Fennel salad with pear, avocado, and lemony dressing

I usually make this fennel salad in the fall or winter because it’s a cold-season vegetable. But you can enjoy it all year round. Fennel has a lovely crunch and freshness to it and a bit of licorice flavor. I’m not a huge fan of licorice, so I drench fennel in lemon juice, balancing its sweetness and reducing its flavor. 

Health Benefits of Fennel

Fennel has a unique combination of micronutrients that benefit our health. For instance, the flavonoids ruin, quercitin, and vitamin C are potent antioxidants. Their job is to neutralize free radicals and protect the body from excess oxidation. As a result, fennel, like many other plants, is a great anti-inflammatory food. 

In addition, fennel contains anethol – the volatile oil that gives it its distinct aroma. Volatile oils are very active chemicals that interact with the immune system. They provide anti-cancer and anti-inflammatory protection. 

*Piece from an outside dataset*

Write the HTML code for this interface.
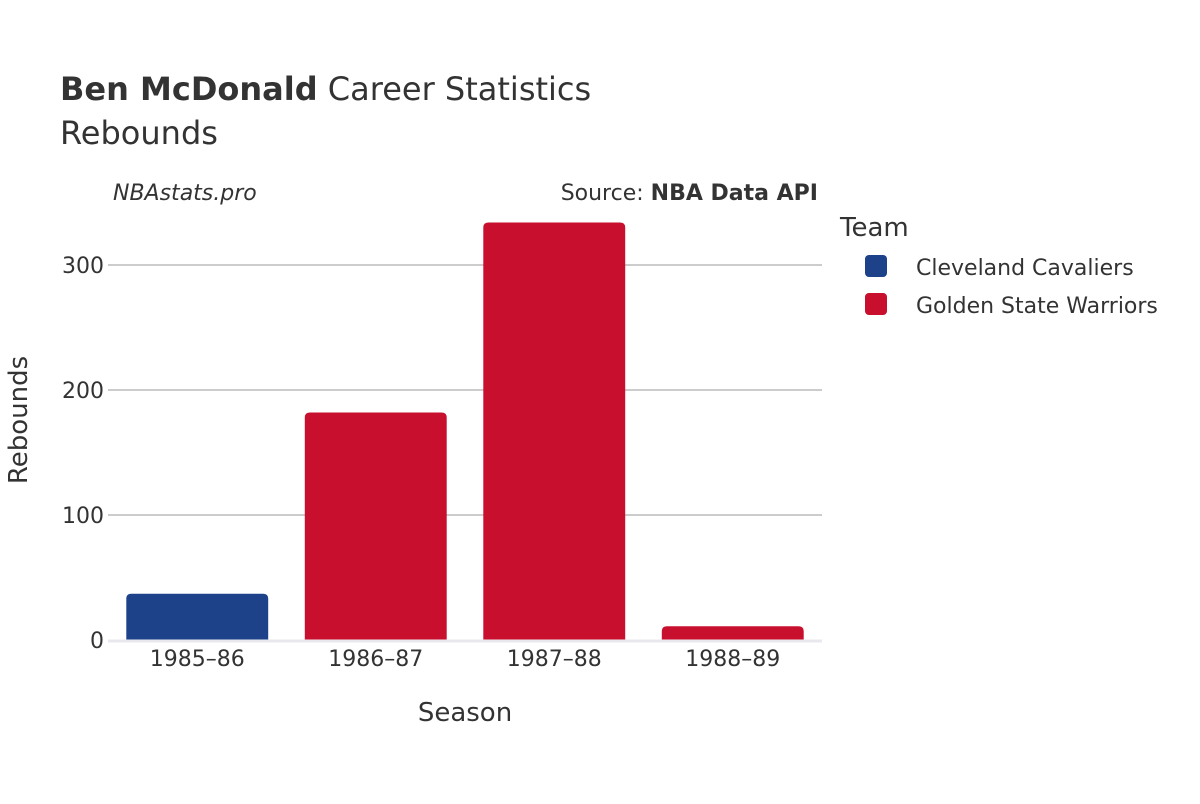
<!DOCTYPE html>
<html><head><meta charset="utf-8"><style>
body{margin:0;background:#fff;font-family:"DejaVu Sans","Liberation Sans",sans-serif;}
</style></head><body>
<svg width="1200" height="800" xmlns="http://www.w3.org/2000/svg" font-family="DejaVu Sans, Liberation Sans, sans-serif">
<text x="60" y="100" font-size="32" fill="#333"><tspan font-weight="bold">Ben McDonald</tspan> Career Statistics</text>
<text x="60" y="144" font-size="32" fill="#333">Rebounds</text>
<text x="113" y="200" font-size="22" font-style="italic" fill="#333">NBAstats.pro</text>
<text x="818" y="200" font-size="22" fill="#333" text-anchor="end">Source: <tspan font-weight="bold">NBA Data API</tspan></text>
<g id="grid"></g>
<g id="bars"></g>
<g id="xt"></g>
<text x="465" y="721" font-size="26" fill="#333" text-anchor="middle">Season</text>
<text transform="translate(27,420) rotate(-90)" font-size="26" fill="#333" text-anchor="middle">Rebounds</text>
<text x="840" y="236" font-size="26" fill="#333">Team</text>
<g><rect x="865" y="255" width="22" height="22" rx="4" fill="#1d428a"/><text x="916" y="275" font-size="22" fill="#333">Cleveland Cavaliers</text></g>
<g><rect x="865" y="293" width="22" height="22" rx="4" fill="#c8102e"/><text x="916" y="313" font-size="22" fill="#333">Golden State Warriors</text></g>
</svg>
<script>
const categories=["1985–86","1986–87","1987–88","1988–89"];
const values=[37,182,334,11];
const teams=["CLE","GSW","GSW","GSW"];
const yTicks=[0,100,200,300];
const colors={CLE:"#1d428a",GSW:"#c8102e"};
const NS="http://www.w3.org/2000/svg";
const x0=108,x1=822,yBase=640,pxPer=1.25;
const band=(x1-x0)/categories.length;
const y=v=>yBase-v*pxPer;
const xc=i=>x0+band*(i+0.5);
const grid=document.getElementById('grid');
yTicks.forEach(t=>{
  if(t>0){const l=document.createElementNS(NS,'line');
  l.setAttribute('x1',x0);l.setAttribute('x2',x1);l.setAttribute('y1',y(t));l.setAttribute('y2',y(t));
  l.setAttribute('stroke','#999');l.setAttribute('stroke-width','1');
  
  
  grid.appendChild(l);}
  const tx=document.createElementNS(NS,'text');
  tx.setAttribute('x',x0-4);tx.setAttribute('y',y(t)+8);tx.setAttribute('text-anchor','end');
  tx.setAttribute('font-size','22');tx.setAttribute('fill','#333');tx.textContent=t;
  
  
  grid.appendChild(tx);
});
const bars=document.getElementById('bars');
const bw=band*0.795,r=5;
values.forEach((v,i)=>{
  const xl=xc(i)-bw/2,top=y(v),h=yBase-top;const rr=Math.min(r,h);
  const p=document.createElementNS(NS,'path');
  p.setAttribute('d',`M${xl},${yBase}V${top+rr}Q${xl},${top} ${xl+rr},${top}H${xl+bw-rr}Q${xl+bw},${top} ${xl+bw},${top+rr}V${yBase}Z`);
  p.setAttribute('fill',colors[teams[i]]);
  
  
  bars.appendChild(p);
});
const zl=document.createElementNS(NS,'line');
zl.setAttribute('x1',x0);zl.setAttribute('x2',x1);zl.setAttribute('y1',yBase+1);zl.setAttribute('y2',yBase+1);
zl.setAttribute('stroke','#e8e8ee');zl.setAttribute('stroke-width','3');


bars.appendChild(zl);
const xt=document.getElementById('xt');
categories.forEach((c,i)=>{
  const t=document.createElementNS(NS,'text');
  t.setAttribute('x',xc(i));t.setAttribute('y',666);t.setAttribute('text-anchor','middle');
  t.setAttribute('font-size','22');t.setAttribute('fill','#333');t.textContent=c;
  
  
  xt.appendChild(t);
});
</script>
</body></html>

Traditionally, fennel has been used to improve digestion. Seeds, especially, help with bloating, gas, and indigestion. You can chew them or make a delicious and medicinal tea. 

Fennel Salad With Pear and Avocado


1 fennel bulb
Juice of 1/2-1 lemon 
1 pear
2 handful lettuce leaves
1 avocado
1/4 cup pecans or walnuts
Salad dressing
Salt and pepper to taste

  1. Cut off the green part of the fennel bulb, then cut the bulb in half lengthwise. Slice thinly and place in a bowl.
  2. Squeeze lemon juice using this lemon press. Mix in with the sliced fennel.
  3. Cut the pear into quarters, core them, and slice, then add to the bowl.
  4. Add lettuce, followed by peeled and sliced avocado.
  5. Add pecans, salt, black pepper, and dressing.
  6. Mix well to coat the salad with the dressing, and serve!